Additional letter description:
|A||Protected against access to hazardous parts with back of hand|
|B||Protected against hazardous parts with fingers|
|C||Protected against tools interfering with hazardous parts|
|D||Protection against wire from entering hazardous parts|
Supplementary letter description:
|H||High voltage device|
|M||Device moving during water test|
|S||Device standing still during water test|
For example, a linear actuator with an IP code of IP54 means that it will possibly work properly in an outdoor environment since it is protected against spraying water and dust, and it went through the dust chamber and the water tests illustrated below.
IP5X and IPX4 testing for a linear actuator.
Thus, the IP code provides the user with exact information about the conditions the product has been tested under and makes the actuators’ operation safer.

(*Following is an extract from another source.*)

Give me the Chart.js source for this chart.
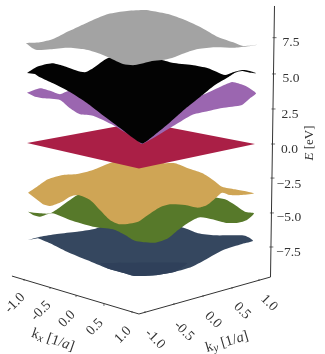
<!DOCTYPE html>
<html>
<head>
<meta charset="utf-8">
<script src="https://cdn.jsdelivr.net/npm/chart.js@4"></script>
<style>
  html, body { margin: 0; padding: 0; background: #fff; }
  canvas { display: block; }
</style>
</head>
<body>
<canvas id="bands" width="325" height="354"></canvas>
<script>
// Band outlines as seen from the camera: u = position across the view, E = energy on the vertical axis
const greyU = [-1.01, -0.886, -0.772, -0.667, -0.553, -0.421, -0.289, -0.123, 0.035, 0.096, 0.237, 0.386, 0.535, 0.675, 0.825, 0.895, 1.018, 0.939, 0.825, 0.649, 0.5, 0.386, 0.272, 0.184, 0.096, -0.053, -0.158, -0.272, -0.386, -0.509, -0.649, -0.798, -0.912, -0.956];
const greyE = [7.27, 7.32, 7.55, 7.99, 8.42, 8.92, 9.35, 9.57, 9.64, 9.57, 9.35, 8.92, 8.35, 7.7, 7.27, 7.05, 7.14, 7.03, 6.93, 6.96, 6.83, 6.55, 6.19, 6.04, 5.97, 5.68, 5.76, 6.19, 6.57, 6.83, 6.93, 6.81, 6.76, 6.91];

const blackU = [-1.0, -0.912, -0.781, -0.684, -0.561, -0.491, -0.421, -0.289, -0.053, 0.184, 0.272, 0.447, 0.588, 0.737, 0.798, 0.886, 0.956, 1.009, 0.956, 0.886, 0.825, 0.763, 0.649, 0.518, 0.386, 0.237, 0.096, 0.009, -0.184, -0.36, -0.474, -0.623, -0.772, -0.886, -0.93];
const blackE = [5.11, 5.56, 5.81, 5.63, 5.27, 5.16, 5.45, 6.19, 6.4, 6.04, 5.85, 5.68, 5.45, 4.96, 5.13, 5.32, 5.25, 5.09, 5.13, 5.25, 5.13, 4.8, 4.24, 3.38, 2.52, 1.44, 0.5, 0.04, 1.15, 2.23, 2.95, 3.74, 4.37, 4.8, 5.04];

const purpleU = [-1.0, -0.886, -0.798, -0.711, -0.632, -0.36, 0, 0.43, 0.561, 0.711, 0.798, 0.851, 0.93, 1.009, 0.956, 0.886, 0.711, 0.561, 0.447, 0.298, 0.009, -0.035, -0.246, -0.421, -0.535, -0.623, -0.711, -0.86, -0.93];
const purpleE = [3.69, 4.01, 3.83, 3.58, 3.81, 3.17, 1.01, 3.17, 3.6, 4.17, 4.46, 4.37, 4.12, 3.65, 3.29, 2.81, 2.59, 2.32, 2.09, 1.37, 0, 0.29, 1.37, 2.04, 2.14, 2.57, 3.17, 3.29, 3.4];

const redU = [-1.0, 0, 1.0, -0.018];
const redE = [0.07, 1.58, 0, -1.76];

const yellowU = [-0.991, -0.912, -0.816, -0.684, -0.561, -0.421, -0.272, 0, 0.193, 0.298, 0.412, 0.535, 0.632, 0.711, 0.825, 0.991, 0.886, 0.781, 0.711, 0.667, 0.579, 0.5, 0.386, 0.254, 0.167, 0.061, -0.026, -0.184, -0.272, -0.36, -0.447, -0.553, -0.623, -0.693, -0.798, -0.86];
const yellowE = [-3.5, -3.07, -2.54, -2.23, -2.16, -1.87, -1.37, -0.79, -1.37, -1.39, -1.75, -2.09, -2.59, -3.07, -3.26, -3.55, -3.67, -3.67, -3.5, -3.79, -4.39, -4.58, -4.39, -4.34, -4.55, -5.11, -5.59, -5.78, -5.47, -4.75, -4.03, -3.67, -3.79, -4.15, -4.46, -4.34];

const greenU = [-0.991, -0.886, -0.798, -0.711, -0.623, -0.553, 0, 0.518, 0.649, 0.737, 0.825, 0.912, 0.991, 0.93, 0.851, 0.737, 0.623, 0.518, 0.43, 0.325, 0.237, 0.123, -0.053, -0.14, -0.246, -0.421, -0.623, -0.781, -0.886, -0.947];
const greenE = [-4.87, -4.99, -4.99, -4.55, -4.03, -3.67, -2.95, -3.31, -3.83, -3.98, -4.39, -4.87, -4.99, -5.47, -5.66, -5.66, -5.42, -5.27, -5.59, -6.19, -6.78, -7.1, -6.96, -6.55, -6.14, -5.95, -5.47, -4.99, -5.23, -5.11];

const blueU = [-0.991, -0.886, -0.737, -0.561, -0.421, 0, 0.386, 0.5, 0.649, 0.798, 0.912, 0.982, 0.886, 0.737, 0.588, 0.447, 0.298, 0.123, -0.053, -0.123, -0.298, -0.474, -0.649, -0.798, -0.904];
const blueE = [-6.91, -6.67, -6.47, -6.31, -6.14, -5.11, -6.06, -6.42, -6.57, -6.57, -6.6, -6.96, -7.19, -7.58, -8.22, -8.83, -9.19, -9.45, -9.5, -9.35, -8.94, -8.35, -7.75, -7.14, -6.78];

// darker front fold of the lowest band
const blueFoldU = [-0.36, 0.404, 0.298, 0.123, -0.053, -0.123, -0.298];
const blueFoldE = [-8.56, -8.56, -9.19, -9.45, -9.5, -9.35, -8.94];

// Box edges
const axisU = [-1.132, -0.018, 1.136, 1.171];
const axisE = [-9.5, -12.23, -9.57, 9.93];

// E axis ticks
const energyLabels = ['7.5', '5.0', '2.5', '0.0', '\u22122.5', '\u22125.0', '\u22127.5'];
const energyTickU = [1.167, 1.162, 1.158, 1.154, 1.149, 1.144, 1.139];
const energyTickE = [7.65, 5.04, 2.52, 0, -2.45, -4.96, -7.41];
const energyLabelU = [1.316, 1.316, 1.307, 1.303, 1.298, 1.298, 1.294];
const energyLabelE = [7.27, 4.7, 2.16, -0.36, -2.88, -5.3, -7.77];

// kx and ky ticks share the same labels
const momentumLabels = ['-1.0', '-0.5', '0.0', '0.5', '1.0'];
const kxTickU = [-1.026, -0.798, -0.57, -0.325, -0.079];
const kxTickE = [-9.78, -10.36, -10.94, -11.58, -12.09];
const kyTickU = [0.035, 0.289, 0.544, 0.798, 1.035];
const kyTickE = [-12.09, -11.51, -10.94, -10.36, -9.78];
const kxLabelU = [-1.105, -0.877, -0.649, -0.404, -0.158];
const kxLabelE = [-11.44, -12.01, -12.59, -13.17, -13.74];
const kyLabelU = [0.123, 0.377, 0.632, 0.886, 1.123];
const kyLabelE = [-14.03, -13.45, -12.66, -12.01, -11.44];

const FONT = '"Liberation Serif", serif';

function band(us, es, color, tension) {
  return {
    data: us.map((u, i) => ({ x: u, y: es[i] })),
    showLine: true,
    fill: 'shape',
    backgroundColor: color,
    borderWidth: 0,
    pointRadius: 0,
    tension: tension
  };
}

// Draws "k_x [1/a]" style labels piece by piece, centred and rotated
function drawRuns(ctx, runs, x, y, angle, size) {
  ctx.save();
  ctx.translate(x, y);
  ctx.rotate(angle);
  ctx.textAlign = 'left';
  ctx.textBaseline = 'middle';
  const fontFor = r => (r.italic ? 'italic ' : '') + (r.sub ? size - 3 : size) + 'px ' + FONT;
  let width = 0;
  runs.forEach(r => { ctx.font = fontFor(r); width += ctx.measureText(r.text).width; });
  let pos = -width / 2;
  runs.forEach(r => {
    ctx.font = fontFor(r);
    ctx.fillText(r.text, pos, r.sub ? 3 : 0);
    pos += ctx.measureText(r.text).width;
  });
  ctx.restore();
}

const axisText = {
  id: 'axisText',
  afterDatasetsDraw(chart) {
    const ctx = chart.ctx;
    const sx = chart.scales.x;
    const sy = chart.scales.y;
    const px = u => sx.getPixelForValue(u);
    const py = e => sy.getPixelForValue(e);

    ctx.save();
    ctx.fillStyle = '#333';
    ctx.strokeStyle = '#333';
    ctx.lineWidth = 0.7;

    energyLabels.forEach((label, i) => {
      ctx.beginPath();
      ctx.moveTo(px(energyTickU[i]) - 1.5, py(energyTickE[i]));
      ctx.lineTo(px(energyTickU[i]) + 2.5, py(energyTickE[i]));
      ctx.stroke();
      drawRuns(ctx, [{ text: label }], px(energyLabelU[i]), py(energyLabelE[i]), 0, 13.5);
    });

    momentumLabels.forEach((label, i) => {
      // little ticks on the floor edges
      ctx.beginPath();
      ctx.moveTo(px(kxTickU[i]), py(kxTickE[i]) - 1);
      ctx.lineTo(px(kxTickU[i]), py(kxTickE[i]) + 1);
      ctx.moveTo(px(kyTickU[i]), py(kyTickE[i]) - 1);
      ctx.lineTo(px(kyTickU[i]), py(kyTickE[i]) + 1);
      ctx.stroke();
      drawRuns(ctx, [{ text: label }], px(kxLabelU[i]), py(kxLabelE[i]), -Math.PI / 4, 14);
      drawRuns(ctx, [{ text: label }], px(kyLabelU[i]), py(kyLabelE[i]), Math.PI / 4, 14);
    });

    drawRuns(ctx, [{ text: 'k' }, { text: 'x', sub: true, italic: true }, { text: ' [1/' }, { text: 'a', italic: true }, { text: ']' }],
      px(-0.772), py(-14.1), 0.33, 14.5);
    drawRuns(ctx, [{ text: 'k' }, { text: 'y', sub: true, italic: true }, { text: ' [1/' }, { text: 'a', italic: true }, { text: ']' }],
      px(0.754), py(-14.24), -0.29, 14.5);
    drawRuns(ctx, [{ text: 'E', italic: true }, { text: ' [eV]' }], px(1.482), py(0.07), -Math.PI / 2, 13);
    ctx.restore();
  }
};

new Chart(document.getElementById('bands'), {
  type: 'scatter',
  data: {
    datasets: [
      // first dataset ends up on top
      {
        data: axisU.map((u, i) => ({ x: u, y: axisE[i] })),
        showLine: true,
        borderColor: '#333',
        borderWidth: 1,
        pointRadius: 0
      },
      band(greyU, greyE, '#a3a3a3', 0.25),
      band(blackU, blackE, '#030303', 0.2),
      band(purpleU, purpleE, '#9b66b0', 0.2),
      band(redU, redE, '#aa1f46', 0),
      band(yellowU, yellowE, '#cfa555', 0.25),
      band(greenU, greenE, '#57792a', 0.25),
      band(blueFoldU, blueFoldE, '#2f405a', 0.15),
      band(blueU, blueE, '#35475f', 0.25)
    ]
  },
  options: {
    responsive: false,
    animation: false,
    events: [],
    layout: { padding: 0 },
    plugins: { legend: { display: false }, tooltip: { enabled: false } },
    scales: {
      x: { display: false, min: -1.2368, max: 1.614 },
      y: { display: false, min: -15.108, max: 10.36 }
    }
  },
  plugins: [axisText]
});
</script>
</body>
</html>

In the past, the IP code has been also used to determine the resistance of the equipment to mechanical impact. In this case, a third IP number indicates this impact resistance, nevertheless, in the present, the IK rating (EN 62262) is the European standard for this property:
|Impact energy (joules)||Not protected||0.15||0.20||0.35||0.50||0.70||1||2||5||10||20|
While the IP rating is a European standard, at the US the standard is the NEMA. This rating disposes of very similar tests for the equipment, whereas, the IP and NEMA are not equivalent as the American standard requires additional product features and tests.